Born on Oct. 18, 1941, at James Smith First Nation, Sen. Sanderson’s journey in advocacy and leadership has been one of tireless dedication unwavering commitment, and profound love for his people and culture. His efforts have left an indelible mark on First Nations communities across Canada and beyond.

Sen. Sanderson served as chief of his reserve for three terms and as the leader of the Federation of Sovereign Nations from 1979 to 1986, where he currently serves as a member of its senate. Under his leadership, First Nations became much more active in asserting their political rights, culminating in the inclusion of these rights in the Canadian Constitution in 1982. Sen. Sanderson was instrumental in ensuring that treaties were entrenched in the Constitution and recognized at the international level. He led a delegation to London to lobby the British Parliament on behalf of Treaty Indians.

A founding leader of the Assembly of First Nations, Sen. Sanderson was a senior spokesperson at the First Ministers’ Conferences on Indigenous issues. He played a crucial role in advancing Indian government, including control over First Nations schools and three post-secondary institutions: the Saskatchewan Indian Cultural Centre, the Saskatchewan Indian Institute of Technologies, and the Saskatchewan Indian Federated College (now First Nations University of Canada). Sen.
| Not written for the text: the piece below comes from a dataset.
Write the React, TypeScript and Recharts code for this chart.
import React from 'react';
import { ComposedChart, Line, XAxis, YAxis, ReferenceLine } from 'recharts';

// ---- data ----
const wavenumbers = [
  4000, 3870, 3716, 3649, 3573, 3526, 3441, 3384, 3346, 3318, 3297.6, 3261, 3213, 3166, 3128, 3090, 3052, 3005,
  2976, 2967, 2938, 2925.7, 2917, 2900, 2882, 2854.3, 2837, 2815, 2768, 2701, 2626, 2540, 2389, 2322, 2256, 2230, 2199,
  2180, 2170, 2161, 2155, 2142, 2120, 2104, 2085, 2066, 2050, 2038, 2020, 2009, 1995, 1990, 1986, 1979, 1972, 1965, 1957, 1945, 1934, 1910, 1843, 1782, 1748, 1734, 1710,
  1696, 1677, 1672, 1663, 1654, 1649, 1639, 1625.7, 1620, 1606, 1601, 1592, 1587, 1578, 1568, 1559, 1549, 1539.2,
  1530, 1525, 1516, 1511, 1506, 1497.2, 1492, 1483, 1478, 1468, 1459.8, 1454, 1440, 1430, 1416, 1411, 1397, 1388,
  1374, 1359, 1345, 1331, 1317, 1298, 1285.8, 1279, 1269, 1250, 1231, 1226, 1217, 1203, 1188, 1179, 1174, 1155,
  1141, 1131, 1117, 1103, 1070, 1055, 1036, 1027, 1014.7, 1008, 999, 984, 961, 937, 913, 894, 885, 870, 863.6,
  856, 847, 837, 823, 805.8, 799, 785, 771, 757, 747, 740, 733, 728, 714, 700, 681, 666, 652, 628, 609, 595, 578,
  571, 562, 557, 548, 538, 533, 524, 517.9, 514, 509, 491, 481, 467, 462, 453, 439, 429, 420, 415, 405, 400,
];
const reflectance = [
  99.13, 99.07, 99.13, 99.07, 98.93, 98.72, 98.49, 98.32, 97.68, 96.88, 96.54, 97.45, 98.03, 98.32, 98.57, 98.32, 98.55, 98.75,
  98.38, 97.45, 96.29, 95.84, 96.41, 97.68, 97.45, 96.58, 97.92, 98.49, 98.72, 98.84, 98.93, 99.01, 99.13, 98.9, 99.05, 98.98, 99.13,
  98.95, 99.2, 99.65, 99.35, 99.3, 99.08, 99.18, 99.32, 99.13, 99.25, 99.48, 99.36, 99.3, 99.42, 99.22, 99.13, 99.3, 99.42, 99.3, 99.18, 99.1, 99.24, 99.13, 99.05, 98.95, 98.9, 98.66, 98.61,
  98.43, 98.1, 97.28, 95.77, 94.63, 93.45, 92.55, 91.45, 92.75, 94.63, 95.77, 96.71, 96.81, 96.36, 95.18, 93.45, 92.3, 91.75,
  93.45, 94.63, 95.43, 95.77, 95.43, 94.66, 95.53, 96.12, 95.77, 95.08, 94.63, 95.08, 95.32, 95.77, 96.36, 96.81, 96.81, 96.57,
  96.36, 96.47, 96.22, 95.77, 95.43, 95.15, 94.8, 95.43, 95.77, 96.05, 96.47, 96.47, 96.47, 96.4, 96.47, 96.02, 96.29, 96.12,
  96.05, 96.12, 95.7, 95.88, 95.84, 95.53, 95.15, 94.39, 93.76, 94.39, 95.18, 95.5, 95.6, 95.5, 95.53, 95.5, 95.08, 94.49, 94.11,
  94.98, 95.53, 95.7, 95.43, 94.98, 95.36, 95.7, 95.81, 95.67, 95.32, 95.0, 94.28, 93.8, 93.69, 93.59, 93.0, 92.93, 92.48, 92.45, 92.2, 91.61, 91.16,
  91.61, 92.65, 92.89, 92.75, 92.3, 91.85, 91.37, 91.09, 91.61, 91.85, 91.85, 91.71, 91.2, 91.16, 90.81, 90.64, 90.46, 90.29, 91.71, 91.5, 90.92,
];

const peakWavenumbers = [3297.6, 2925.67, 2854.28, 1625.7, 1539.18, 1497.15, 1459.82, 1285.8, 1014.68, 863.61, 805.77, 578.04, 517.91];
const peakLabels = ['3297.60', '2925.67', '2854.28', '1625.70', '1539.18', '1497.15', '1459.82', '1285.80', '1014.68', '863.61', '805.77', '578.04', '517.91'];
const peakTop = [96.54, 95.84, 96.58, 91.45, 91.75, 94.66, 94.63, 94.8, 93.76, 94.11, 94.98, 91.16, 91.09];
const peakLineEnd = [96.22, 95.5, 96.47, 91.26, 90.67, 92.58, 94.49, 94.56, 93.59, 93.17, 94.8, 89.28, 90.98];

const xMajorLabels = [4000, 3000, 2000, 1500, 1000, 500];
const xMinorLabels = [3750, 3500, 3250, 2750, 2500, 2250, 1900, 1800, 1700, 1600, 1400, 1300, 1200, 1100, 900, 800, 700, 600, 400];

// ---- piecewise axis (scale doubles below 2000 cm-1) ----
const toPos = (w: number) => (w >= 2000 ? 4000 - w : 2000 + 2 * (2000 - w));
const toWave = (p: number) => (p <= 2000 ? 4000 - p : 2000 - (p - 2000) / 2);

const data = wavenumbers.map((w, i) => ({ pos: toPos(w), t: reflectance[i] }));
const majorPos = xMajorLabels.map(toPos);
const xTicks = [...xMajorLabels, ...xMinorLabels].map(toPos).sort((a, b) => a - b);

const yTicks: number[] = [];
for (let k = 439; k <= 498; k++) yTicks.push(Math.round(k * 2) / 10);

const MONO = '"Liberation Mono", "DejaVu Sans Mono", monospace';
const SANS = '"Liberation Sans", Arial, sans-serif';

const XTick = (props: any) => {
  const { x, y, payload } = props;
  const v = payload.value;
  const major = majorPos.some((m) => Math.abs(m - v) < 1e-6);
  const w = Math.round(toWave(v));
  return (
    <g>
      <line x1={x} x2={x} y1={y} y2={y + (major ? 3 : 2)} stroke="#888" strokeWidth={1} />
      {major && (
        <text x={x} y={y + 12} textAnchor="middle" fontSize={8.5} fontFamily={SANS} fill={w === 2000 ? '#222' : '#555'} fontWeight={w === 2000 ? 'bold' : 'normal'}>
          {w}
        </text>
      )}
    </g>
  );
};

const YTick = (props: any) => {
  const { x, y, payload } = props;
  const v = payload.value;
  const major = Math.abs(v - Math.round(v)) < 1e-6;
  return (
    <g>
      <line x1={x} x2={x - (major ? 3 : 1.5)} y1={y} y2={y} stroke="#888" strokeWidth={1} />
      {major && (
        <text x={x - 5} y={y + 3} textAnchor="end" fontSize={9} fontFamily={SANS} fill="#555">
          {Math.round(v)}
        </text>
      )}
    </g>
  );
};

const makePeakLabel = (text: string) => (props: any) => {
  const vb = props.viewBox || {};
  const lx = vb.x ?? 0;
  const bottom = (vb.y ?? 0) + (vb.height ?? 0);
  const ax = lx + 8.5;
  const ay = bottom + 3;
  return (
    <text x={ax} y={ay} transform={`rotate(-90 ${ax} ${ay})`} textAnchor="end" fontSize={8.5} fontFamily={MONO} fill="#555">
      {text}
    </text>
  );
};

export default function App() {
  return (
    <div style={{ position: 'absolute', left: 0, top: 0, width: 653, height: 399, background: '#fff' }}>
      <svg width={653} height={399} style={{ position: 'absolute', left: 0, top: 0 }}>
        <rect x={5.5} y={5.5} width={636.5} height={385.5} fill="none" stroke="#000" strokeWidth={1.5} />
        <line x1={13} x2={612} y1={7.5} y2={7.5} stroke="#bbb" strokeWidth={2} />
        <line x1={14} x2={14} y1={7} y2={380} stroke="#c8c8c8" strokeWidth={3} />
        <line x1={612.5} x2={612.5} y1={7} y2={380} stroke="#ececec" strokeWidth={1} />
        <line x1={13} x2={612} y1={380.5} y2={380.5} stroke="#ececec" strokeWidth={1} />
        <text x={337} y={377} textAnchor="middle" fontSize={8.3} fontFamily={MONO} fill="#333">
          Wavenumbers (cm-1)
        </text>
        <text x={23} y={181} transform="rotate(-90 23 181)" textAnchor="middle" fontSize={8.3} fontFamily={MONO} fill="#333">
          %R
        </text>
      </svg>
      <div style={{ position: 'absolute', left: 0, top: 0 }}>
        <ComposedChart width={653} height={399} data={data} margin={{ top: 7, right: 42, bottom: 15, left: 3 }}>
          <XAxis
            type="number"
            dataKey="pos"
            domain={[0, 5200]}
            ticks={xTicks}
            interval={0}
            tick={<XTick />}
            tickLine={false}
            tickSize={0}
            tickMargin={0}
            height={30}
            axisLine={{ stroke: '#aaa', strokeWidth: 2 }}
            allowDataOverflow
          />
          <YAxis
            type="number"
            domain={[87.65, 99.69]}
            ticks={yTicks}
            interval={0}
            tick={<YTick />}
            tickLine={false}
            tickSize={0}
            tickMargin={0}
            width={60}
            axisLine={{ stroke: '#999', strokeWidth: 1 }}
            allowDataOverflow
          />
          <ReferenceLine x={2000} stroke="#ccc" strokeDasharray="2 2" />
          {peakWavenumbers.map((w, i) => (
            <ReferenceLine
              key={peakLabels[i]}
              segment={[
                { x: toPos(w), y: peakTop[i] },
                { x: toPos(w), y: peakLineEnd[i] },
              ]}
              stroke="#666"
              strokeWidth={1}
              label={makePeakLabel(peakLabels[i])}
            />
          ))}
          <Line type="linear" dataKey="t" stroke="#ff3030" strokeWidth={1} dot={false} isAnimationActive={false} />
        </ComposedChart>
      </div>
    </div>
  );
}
Sanderson was also prominent in the Treaty Land Entitlement process in Saskatchewan.

In 1969, Sen. Sanderson played a pivotal role in organizing Indigenous leadership in Saskatchewan to thwart the 1969 White Paper Policy, which aimed to assimilate First Nations in Canada. His commitment to preserving First Nations’ cultural identity and rights was further evidenced in 1972 when he assisted in creating the “Indian Control of Indian Education Policy,” jointly endorsed by the Minister of Indian and Northern Affairs Canada and the President of the National Indian Brotherhood, late Chief Noel Starblanket. The following year, he established the first First Nation-controlled school in Canada at James Smith First Nation, setting a precedent for future educational initiatives.

Sen. Sanderson’s leadership has known no bounds. In 1982, he chaired the World Assembly of First Nations, bringing together representatives from 33 countries to discuss self-determination and sovereignty. His international advocacy efforts included representing First Nations issues at the United Nations in New York and Geneva, among other global forums.

One of Sanderson’s most significant achievements was his successful lobbying for the recognition of Aboriginal and treaty rights in the Constitution Act of 1982. His relentless pursuit of justice also led to exposing major land frauds, resulting in settlements for several First Nation claims in Saskatchewan.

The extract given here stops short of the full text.